Community CPS Australia Ltd – Public Disclosure of Prudential Information (APS 330)
Community CPS Australia Group Structure
The Community CPS Australia Group provides financial services to its members. The entities comprised within and the construct of the Group are detailed below:
STRUCTURE OF THE COMMUNITY CPS AUSTRALIA GROUP
The entities are fully consolidated within the Group and there are no restrictions or impediments on transferring of funds or capital within the Group.
The entities within the Group are fully capitalised in accordance with APRA requirements and Community CPS Board Policy.
Capital Structure – Community CPS Australia Ltd
Capital Instruments – capital is exclusively internally generated and comprises retained earnings and reserves. There is no external capital support.
Capital Adequacy
Community CPS takes a risk-based approach to the measurement of capital adequacy. Community CPS assesses risks for capital adequacy purposes with regard to the two Pillars APRA has established in the Basel II Framework, as set out below:
Pillar 1
– Credit Risk – lending and treasury activities;
– Market Risk – movement mismatches in interest rates;
– Operational Risk – ‘the risk of direct or indirect loss resulting from inadequate or failed internal processes, people and systems or from external events.’
Pillar 2
– Incorporates other risks not covered in Pillar 1 which are applicable to the business.
These risks are quantified and a level of capital is then assigned to that risk.
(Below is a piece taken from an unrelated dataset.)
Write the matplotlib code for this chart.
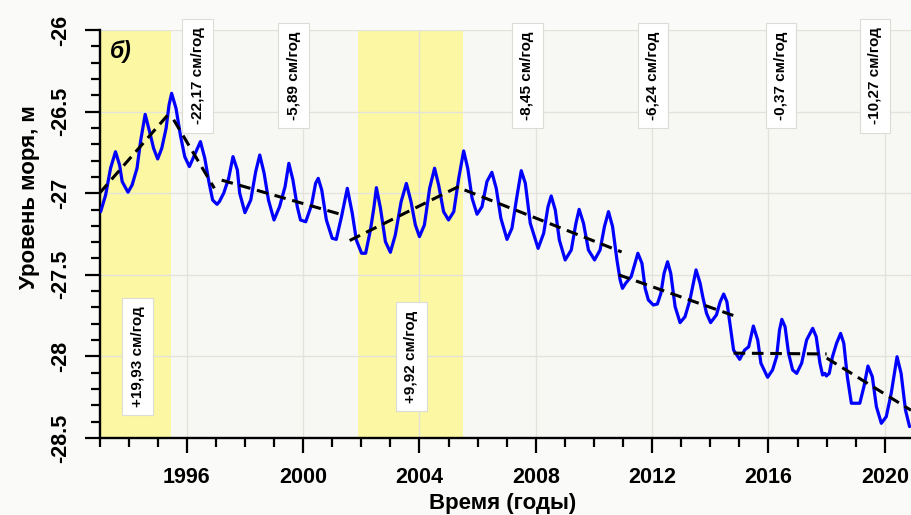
import matplotlib
matplotlib.use("Agg")
import matplotlib.pyplot as plt
from matplotlib.ticker import MultipleLocator, FormatStrFormatter

plt.rcParams['font.family'] = ['Liberation Sans', 'DejaVu Sans']
plt.rcParams['axes.unicode_minus'] = False

# Sea level series (year, metres)
years = [
    1993.04, 1993.21, 1993.38, 1993.55, 1993.69, 1993.78, 1993.98, 1994.12, 1994.29, 1994.41,
    1994.57, 1994.75, 1994.86, 1995.00, 1995.14, 1995.29, 1995.39, 1995.48, 1995.63, 1995.78,
    1995.93, 1996.09, 1996.24, 1996.47, 1996.62, 1996.76, 1996.89, 1997.04, 1997.12, 1997.27,
    1997.44, 1997.59, 1997.74, 1997.82, 1998.00, 1998.20, 1998.37, 1998.51, 1998.66, 1998.81,
    1999.00, 1999.19, 1999.38, 1999.51, 1999.65, 1999.80, 1999.91, 2000.09, 2000.29, 2000.43,
    2000.52, 2000.64, 2000.80, 2001.00, 2001.14, 2001.32, 2001.52, 2001.69, 2001.83, 2002.01,
    2002.15, 2002.32, 2002.43, 2002.52, 2002.66, 2002.83, 2003.00, 2003.17, 2003.37, 2003.55,
    2003.71, 2003.86, 2004.00, 2004.17, 2004.35, 2004.52, 2004.66, 2004.83, 2005.00, 2005.18,
    2005.35, 2005.52, 2005.66, 2005.81, 2005.98, 2006.15, 2006.32, 2006.49, 2006.64, 2006.80,
    2007.01, 2007.18, 2007.35, 2007.50, 2007.64, 2007.81, 2008.08, 2008.27, 2008.42, 2008.53,
    2008.67, 2008.81, 2009.01, 2009.22, 2009.38, 2009.49, 2009.64, 2009.81, 2010.02, 2010.21,
    2010.36, 2010.50, 2010.64, 2010.79, 2010.90, 2010.98, 2011.09, 2011.28, 2011.41, 2011.51,
    2011.65, 2011.76, 2011.87, 2012.04, 2012.18, 2012.30, 2012.41, 2012.53, 2012.64, 2012.79,
    2012.96, 2013.13, 2013.30, 2013.51, 2013.65, 2013.74, 2013.87, 2014.01, 2014.21, 2014.34,
    2014.46, 2014.57, 2014.69, 2014.80, 2015.01, 2015.18, 2015.32, 2015.48, 2015.63, 2015.74,
    2015.97, 2016.14, 2016.28, 2016.38, 2016.46, 2016.57, 2016.69, 2016.83, 2016.97, 2017.14,
    2017.31, 2017.52, 2017.64, 2017.77, 2017.86, 2017.94, 2017.99, 2018.09, 2018.20, 2018.34,
    2018.48, 2018.59, 2018.71, 2018.85, 2019.14, 2019.28, 2019.42, 2019.57, 2019.71, 2019.88,
    2020.05, 2020.22, 2020.42, 2020.56, 2020.71, 2020.85,
]
level = [
    -27.113, -27.011, -26.847, -26.746, -26.827, -26.929, -26.994, -26.950, -26.847, -26.684,
    -26.517, -26.643, -26.725, -26.790, -26.725, -26.602, -26.460, -26.388, -26.480, -26.643,
    -26.776, -26.837, -26.776, -26.684, -26.786, -26.929, -27.042, -27.068, -27.052, -27.000,
    -26.909, -26.776, -26.858, -27.000, -27.119, -27.042, -26.868, -26.766, -26.878, -27.042,
    -27.164, -27.083, -26.960, -26.817, -26.919, -27.083, -27.164, -27.175, -27.072, -26.939,
    -26.909, -26.980, -27.164, -27.276, -27.283, -27.144, -26.970, -27.123, -27.287, -27.368,
    -27.368, -27.220, -27.093, -26.966, -27.093, -27.297, -27.362, -27.256, -27.052, -26.940,
    -27.052, -27.195, -27.266, -27.195, -26.970, -26.847, -26.950, -27.113, -27.164, -27.113,
    -26.909, -26.741, -26.847, -27.031, -27.129, -27.083, -26.929, -26.872, -26.970, -27.154,
    -27.283, -27.215, -27.021, -26.862, -26.939, -27.184, -27.338, -27.246, -27.083, -27.017,
    -27.103, -27.287, -27.409, -27.348, -27.184, -27.099, -27.184, -27.348, -27.409, -27.348,
    -27.205, -27.113, -27.205, -27.409, -27.532, -27.583, -27.552, -27.511, -27.430, -27.368,
    -27.430, -27.583, -27.654, -27.685, -27.679, -27.614, -27.491, -27.420, -27.491, -27.695,
    -27.793, -27.757, -27.654, -27.470, -27.552, -27.634, -27.736, -27.793, -27.746, -27.665,
    -27.618, -27.665, -27.818, -27.961, -28.018, -27.961, -27.941, -27.814, -27.900, -28.042,
    -28.128, -28.083, -28.002, -27.838, -27.773, -27.818, -27.981, -28.083, -28.104, -28.042,
    -27.900, -27.828, -27.879, -28.042, -28.114, -28.104, -28.120, -28.104, -28.002, -27.920,
    -27.859, -27.920, -28.124, -28.287, -28.287, -28.186, -28.059, -28.124, -28.308, -28.410,
    -28.369, -28.226, -28.002, -28.104, -28.328, -28.430,
]

# Piecewise linear trends: start/end years and levels
trend_x0 = [1993.00, 1995.55, 1997.20, 2001.60, 2005.55, 2010.85, 2014.80, 2018.00]
trend_x1 = [1995.45, 1996.95, 2001.40, 2005.45, 2010.95, 2014.80, 2018.00, 2020.90]
trend_y0 = [-27.00, -26.55, -26.92, -27.29, -26.98, -27.50, -27.98, -28.01]
trend_y1 = [-26.50, -26.97, -27.135, -26.95, -27.36, -27.75, -27.985, -28.33]

# Periods of sea level rise
rise_start = [1993.0, 2001.9]
rise_end = [1995.45, 2005.5]

# Trend rate annotations
rate_text = ["-22,17 см/год", "-5,89 см/год", "-8,45 см/год", "-6,24 см/год",
             "-0,37 см/год", "-10,27 см/год", "+19,93 см/год", "+9,92 см/год"]
rate_x = [1996.38, 1999.67, 2007.71, 2012.03, 2016.43, 2019.66, 1994.32, 2003.72]
rate_y = [-26.28, -26.28, -26.28, -26.28, -26.28, -26.28, -28.0, -28.0]

fig = plt.figure(figsize=(9.11, 5.15), dpi=100, facecolor='#fafaf8')
ax = fig.add_axes([99.5 / 911, 77 / 515, (911 - 99.5) / 911, 408 / 515])
ax.set_facecolor('#f7f7f4')

ax.set_xlim(1993.0, 2020.9)
ax.set_ylim(-28.5, -26.0)

for s, e in zip(rise_start, rise_end):
    ax.axvspan(s, e, color='#fbf7a2', zorder=0.5, lw=0)

ax.xaxis.set_major_locator(MultipleLocator(4))
ax.xaxis.set_minor_locator(MultipleLocator(1))
ax.yaxis.set_major_locator(MultipleLocator(0.5))
ax.yaxis.set_minor_locator(MultipleLocator(0.1))
ax.xaxis.set_major_formatter(FormatStrFormatter('%d'))
ax.yaxis.set_major_formatter(FormatStrFormatter('%g'))

ax.grid(True, which='major', color='#e3e3dc', lw=1.0, zorder=0.6)
ax.set_axisbelow(True)

for side in ('top', 'right'):
    ax.spines[side].set_visible(False)
for side in ('left', 'bottom'):
    ax.spines[side].set_linewidth(1.7)
    ax.spines[side].set_color('black')

ax.tick_params(which='major', direction='out', length=10.8, width=1.6, color='black')
ax.tick_params(which='minor', direction='out', length=6.5, width=1.6, color='black')
ax.tick_params(axis='x', which='major', pad=10, labelsize=15.5)
ax.tick_params(axis='y', which='major', pad=9.5, labelsize=15.5)
for lab in ax.get_xticklabels():
    lab.set_fontweight('bold')
for lab in ax.get_yticklabels():
    lab.set_fontweight('bold')
    lab.set_rotation(90)
    lab.set_va('center')

ax.plot(years, level, color='#0000ff', lw=2.3, zorder=3,
        solid_joinstyle='round', solid_capstyle='round')

for x0, x1, y0, y1 in zip(trend_x0, trend_x1, trend_y0, trend_y1):
    ax.plot([x0, x1], [y0, y1], color='black', lw=2.2, linestyle=(0, (3.8, 2.2)),
            zorder=4, dash_capstyle='butt')

for t, x, y in zip(rate_text, rate_x, rate_y):
    ax.text(x, y, t, rotation=90, ha='center', va='center', fontsize=11,
            fontweight='bold', color='black', zorder=5, clip_on=False,
            bbox=dict(boxstyle='square,pad=0.55', facecolor='white',
                      edgecolor='#dcdcd6', lw=0.8))

ax.text(1993.36, -26.13, 'б)', fontsize=16.5, fontweight='bold', fontstyle='italic',
        ha='left', va='center', zorder=5)

fig.text(503 / 911, 1 - 503 / 515, 'Время (годы)', ha='center', va='center',
         fontsize=16, fontweight='bold')
fig.text(30 / 911, 1 - 197 / 515, 'Уровень моря, м', ha='center', va='center',
         rotation=90, fontsize=16, fontweight='bold')

fig.savefig('out.png', dpi=100, facecolor=fig.get_facecolor())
The quantification of each risk is reviewed at least annually or with any material change in the nature of Community CPS' business activities, permitting the level of capital assigned to each risk to also be adjusted. This gives the Directors comfort that the level of capital held is appropriate for the current assessment of Community CPS' risks.
The Board has a target regulatory capital adequacy range of 13-16%.
Risk Exposure and Assessment
As Community CPS is involved in the business of lending, Credit Risk is a risk which gains a high degree of focus.
Credit Risk is associated with the quality of lending, other monetary assets and derivatives and in particular the assessment of the credit worthiness of counterparties. Accordingly, the level of total arrears is used as an indicator of the inherent credit risk in the loan book. In addition to arrears, there is an element of credit risk for loans that are not in arrears. This component is also considered when quantifying credit risk.
Community CPS raises doubtful debt provisions against expected credit risk losses. Capital is held for unexpected credit risk losses. The additional capital held for unexpected secured credit risk losses is determined using hypothetical scenario modelling allowing for abnormally high (30% - shock) levels of loan defaults, a large (50%) negative movement in security valuations and no recovery from mortgage insurance. For unsecured loans, modelling is undertaken that allows for a significant (200%) deterioration in delinquency, an abnormally high (triple - shock) level of defaults and a large (30%) increase in losses on defaulting loans.